▶ _PROBLEM TO WORK ON_:
Your task is to repeat all of the material exactly.

▶ _SOURCE MATERIAL_:
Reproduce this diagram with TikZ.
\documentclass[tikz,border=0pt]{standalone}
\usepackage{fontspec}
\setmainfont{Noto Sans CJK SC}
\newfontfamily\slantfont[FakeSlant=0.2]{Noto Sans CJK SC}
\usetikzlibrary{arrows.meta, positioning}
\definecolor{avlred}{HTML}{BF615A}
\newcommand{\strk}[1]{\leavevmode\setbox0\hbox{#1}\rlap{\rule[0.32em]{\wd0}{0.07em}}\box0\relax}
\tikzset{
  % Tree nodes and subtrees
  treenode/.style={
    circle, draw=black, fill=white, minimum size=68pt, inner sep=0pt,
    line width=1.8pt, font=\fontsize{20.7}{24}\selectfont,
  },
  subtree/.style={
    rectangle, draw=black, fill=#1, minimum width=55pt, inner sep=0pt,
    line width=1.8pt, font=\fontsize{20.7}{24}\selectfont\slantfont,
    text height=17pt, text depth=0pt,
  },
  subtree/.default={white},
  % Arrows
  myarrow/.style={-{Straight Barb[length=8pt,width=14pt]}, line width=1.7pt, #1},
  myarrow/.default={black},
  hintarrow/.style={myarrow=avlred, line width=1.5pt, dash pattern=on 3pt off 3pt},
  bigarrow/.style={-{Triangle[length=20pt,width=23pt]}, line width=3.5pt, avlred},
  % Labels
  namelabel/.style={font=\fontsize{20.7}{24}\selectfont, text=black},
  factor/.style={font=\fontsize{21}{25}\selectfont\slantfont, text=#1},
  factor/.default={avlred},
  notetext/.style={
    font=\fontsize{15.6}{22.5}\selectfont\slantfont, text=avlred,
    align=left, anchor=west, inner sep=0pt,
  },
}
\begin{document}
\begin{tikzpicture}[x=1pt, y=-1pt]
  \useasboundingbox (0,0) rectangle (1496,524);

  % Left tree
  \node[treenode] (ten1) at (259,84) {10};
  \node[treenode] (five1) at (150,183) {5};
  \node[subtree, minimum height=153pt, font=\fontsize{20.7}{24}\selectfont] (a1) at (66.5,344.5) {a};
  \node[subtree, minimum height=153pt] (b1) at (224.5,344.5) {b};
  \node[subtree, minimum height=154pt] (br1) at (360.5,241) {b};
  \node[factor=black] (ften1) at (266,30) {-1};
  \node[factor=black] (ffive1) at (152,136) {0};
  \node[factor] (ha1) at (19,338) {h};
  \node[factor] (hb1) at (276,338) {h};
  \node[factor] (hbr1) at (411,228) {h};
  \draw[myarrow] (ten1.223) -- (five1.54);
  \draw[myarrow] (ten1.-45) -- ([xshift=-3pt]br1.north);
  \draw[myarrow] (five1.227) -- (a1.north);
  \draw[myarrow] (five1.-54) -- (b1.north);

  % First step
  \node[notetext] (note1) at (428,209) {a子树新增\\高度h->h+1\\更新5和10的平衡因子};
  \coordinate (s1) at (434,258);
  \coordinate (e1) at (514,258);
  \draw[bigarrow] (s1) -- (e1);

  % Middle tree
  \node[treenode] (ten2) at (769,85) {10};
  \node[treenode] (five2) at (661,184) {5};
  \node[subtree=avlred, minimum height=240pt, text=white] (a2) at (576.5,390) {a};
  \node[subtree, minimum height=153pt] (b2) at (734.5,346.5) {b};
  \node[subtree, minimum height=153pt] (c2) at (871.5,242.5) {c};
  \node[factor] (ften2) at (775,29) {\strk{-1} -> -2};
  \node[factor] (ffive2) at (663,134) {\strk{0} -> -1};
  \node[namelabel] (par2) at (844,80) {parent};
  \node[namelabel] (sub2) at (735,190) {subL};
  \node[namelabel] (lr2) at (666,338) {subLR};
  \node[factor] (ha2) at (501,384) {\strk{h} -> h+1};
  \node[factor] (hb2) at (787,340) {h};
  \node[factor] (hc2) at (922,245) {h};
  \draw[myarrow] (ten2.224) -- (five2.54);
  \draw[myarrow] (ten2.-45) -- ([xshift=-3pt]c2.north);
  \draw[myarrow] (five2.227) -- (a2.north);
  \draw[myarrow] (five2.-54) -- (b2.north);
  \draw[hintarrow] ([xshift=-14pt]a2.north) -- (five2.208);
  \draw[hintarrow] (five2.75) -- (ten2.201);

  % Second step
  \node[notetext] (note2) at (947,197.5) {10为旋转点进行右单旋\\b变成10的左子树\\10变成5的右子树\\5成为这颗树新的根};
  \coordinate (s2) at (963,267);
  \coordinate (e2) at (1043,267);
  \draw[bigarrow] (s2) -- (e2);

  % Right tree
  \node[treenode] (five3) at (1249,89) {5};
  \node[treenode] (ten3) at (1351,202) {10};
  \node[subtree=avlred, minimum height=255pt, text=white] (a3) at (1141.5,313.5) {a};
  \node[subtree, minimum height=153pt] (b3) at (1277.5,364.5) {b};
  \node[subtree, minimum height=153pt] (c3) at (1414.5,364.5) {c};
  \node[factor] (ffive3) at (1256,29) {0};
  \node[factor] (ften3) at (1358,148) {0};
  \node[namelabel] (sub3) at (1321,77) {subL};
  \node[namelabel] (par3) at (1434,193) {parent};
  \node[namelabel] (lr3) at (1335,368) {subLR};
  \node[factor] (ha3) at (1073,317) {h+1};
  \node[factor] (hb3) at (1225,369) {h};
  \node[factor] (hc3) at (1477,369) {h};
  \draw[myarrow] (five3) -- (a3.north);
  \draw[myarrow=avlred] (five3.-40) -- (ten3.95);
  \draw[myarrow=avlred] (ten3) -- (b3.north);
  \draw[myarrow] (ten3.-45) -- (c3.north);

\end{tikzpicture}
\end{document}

▶ _RESULT FOR THIS EXERCISE_:
Reproduce this diagram with TikZ.
\documentclass[tikz,border=0pt]{standalone}
\usepackage{fontspec}
\setmainfont{Noto Sans CJK SC}
\newfontfamily\slantfont[FakeSlant=0.2]{Noto Sans CJK SC}
\usetikzlibrary{arrows.meta, positioning}
\definecolor{avlred}{HTML}{BF615A}
\newcommand{\strk}[1]{\leavevmode\setbox0\hbox{#1}\rlap{\rule[0.32em]{\wd0}{0.07em}}\box0\relax}
\tikzset{
  % Tree nodes and subtrees
  treenode/.style={
    circle, draw=black, fill=white, minimum size=68pt, inner sep=0pt,
    line width=1.8pt, font=\fontsize{20.7}{24}\selectfont,
  },
  subtree/.style={
    rectangle, draw=black, fill=#1, minimum width=55pt, inner sep=0pt,
    line width=1.8pt, font=\fontsize{20.7}{24}\selectfont\slantfont,
    text height=17pt, text depth=0pt,
  },
  subtree/.default={white},
  % Arrows
  myarrow/.style={-{Straight Barb[length=8pt,width=14pt]}, line width=1.7pt, #1},
  myarrow/.default={black},
  hintarrow/.style={myarrow=avlred, line width=1.5pt, dash pattern=on 3pt off 3pt},
  bigarrow/.style={-{Triangle[length=20pt,width=23pt]}, line width=3.5pt, avlred},
  % Labels
  namelabel/.style={font=\fontsize{20.7}{24}\selectfont, text=black},
  factor/.style={font=\fontsize{21}{25}\selectfont\slantfont, text=#1},
  factor/.default={avlred},
  notetext/.style={
    font=\fontsize{15.6}{22.5}\selectfont\slantfont, text=avlred,
    align=left, anchor=west, inner sep=0pt,
  },
}
\begin{document}
\begin{tikzpicture}[x=1pt, y=-1pt]
  \useasboundingbox (0,0) rectangle (1496,524);

  % Left tree
  \node[treenode] (ten1) at (259,84) {10};
  \node[treenode] (five1) at (150,183) {5};
  \node[subtree, minimum height=153pt, font=\fontsize{20.7}{24}\selectfont] (a1) at (66.5,344.5) {a};
  \node[subtree, minimum height=153pt] (b1) at (224.5,344.5) {b};
  \node[subtree, minimum height=154pt] (br1) at (360.5,241) {b};
  \node[factor=black] (ften1) at (266,30) {-1};
  \node[factor=black] (ffive1) at (152,136) {0};
  \node[factor] (ha1) at (19,338) {h};
  \node[factor] (hb1) at (276,338) {h};
  \node[factor] (hbr1) at (411,228) {h};
  \draw[myarrow] (ten1.223) -- (five1.54);
  \draw[myarrow] (ten1.-45) -- ([xshift=-3pt]br1.north);
  \draw[myarrow] (five1.227) -- (a1.north);
  \draw[myarrow] (five1.-54) -- (b1.north);

  % First step
  \node[notetext] (note1) at (428,209) {a子树新增\\高度h->h+1\\更新5和10的平衡因子};
  \coordinate (s1) at (434,258);
  \coordinate (e1) at (514,258);
  \draw[bigarrow] (s1) -- (e1);

  % Middle tree
  \node[treenode] (ten2) at (769,85) {10};
  \node[treenode] (five2) at (661,184) {5};
  \node[subtree=avlred, minimum height=240pt, text=white] (a2) at (576.5,390) {a};
  \node[subtree, minimum height=153pt] (b2) at (734.5,346.5) {b};
  \node[subtree, minimum height=153pt] (c2) at (871.5,242.5) {c};
  \node[factor] (ften2) at (775,29) {\strk{-1} -> -2};
  \node[factor] (ffive2) at (663,134) {\strk{0} -> -1};
  \node[namelabel] (par2) at (844,80) {parent};
  \node[namelabel] (sub2) at (735,190) {subL};
  \node[namelabel] (lr2) at (666,338) {subLR};
  \node[factor] (ha2) at (501,384) {\strk{h} -> h+1};
  \node[factor] (hb2) at (787,340) {h};
  \node[factor] (hc2) at (922,245) {h};
  \draw[myarrow] (ten2.224) -- (five2.54);
  \draw[myarrow] (ten2.-45) -- ([xshift=-3pt]c2.north);
  \draw[myarrow] (five2.227) -- (a2.north);
  \draw[myarrow] (five2.-54) -- (b2.north);
  \draw[hintarrow] ([xshift=-14pt]a2.north) -- (five2.208);
  \draw[hintarrow] (five2.75) -- (ten2.201);

  % Second step
  \node[notetext] (note2) at (947,197.5) {10为旋转点进行右单旋\\b变成10的左子树\\10变成5的右子树\\5成为这颗树新的根};
  \coordinate (s2) at (963,267);
  \coordinate (e2) at (1043,267);
  \draw[bigarrow] (s2) -- (e2);

  % Right tree
  \node[treenode] (five3) at (1249,89) {5};
  \node[treenode] (ten3) at (1351,202) {10};
  \node[subtree=avlred, minimum height=255pt, text=white] (a3) at (1141.5,313.5) {a};
  \node[subtree, minimum height=153pt] (b3) at (1277.5,364.5) {b};
  \node[subtree, minimum height=153pt] (c3) at (1414.5,364.5) {c};
  \node[factor] (ffive3) at (1256,29) {0};
  \node[factor] (ften3) at (1358,148) {0};
  \node[namelabel] (sub3) at (1321,77) {subL};
  \node[namelabel] (par3) at (1434,193) {parent};
  \node[namelabel] (lr3) at (1335,368) {subLR};
  \node[factor] (ha3) at (1073,317) {h+1};
  \node[factor] (hb3) at (1225,369) {h};
  \node[factor] (hc3) at (1477,369) {h};
  \draw[myarrow] (five3) -- (a3.north);
  \draw[myarrow=avlred] (five3.-40) -- (ten3.95);
  \draw[myarrow=avlred] (ten3) -- (b3.north);
  \draw[myarrow] (ten3.-45) -- (c3.north);

\end{tikzpicture}
\end{document}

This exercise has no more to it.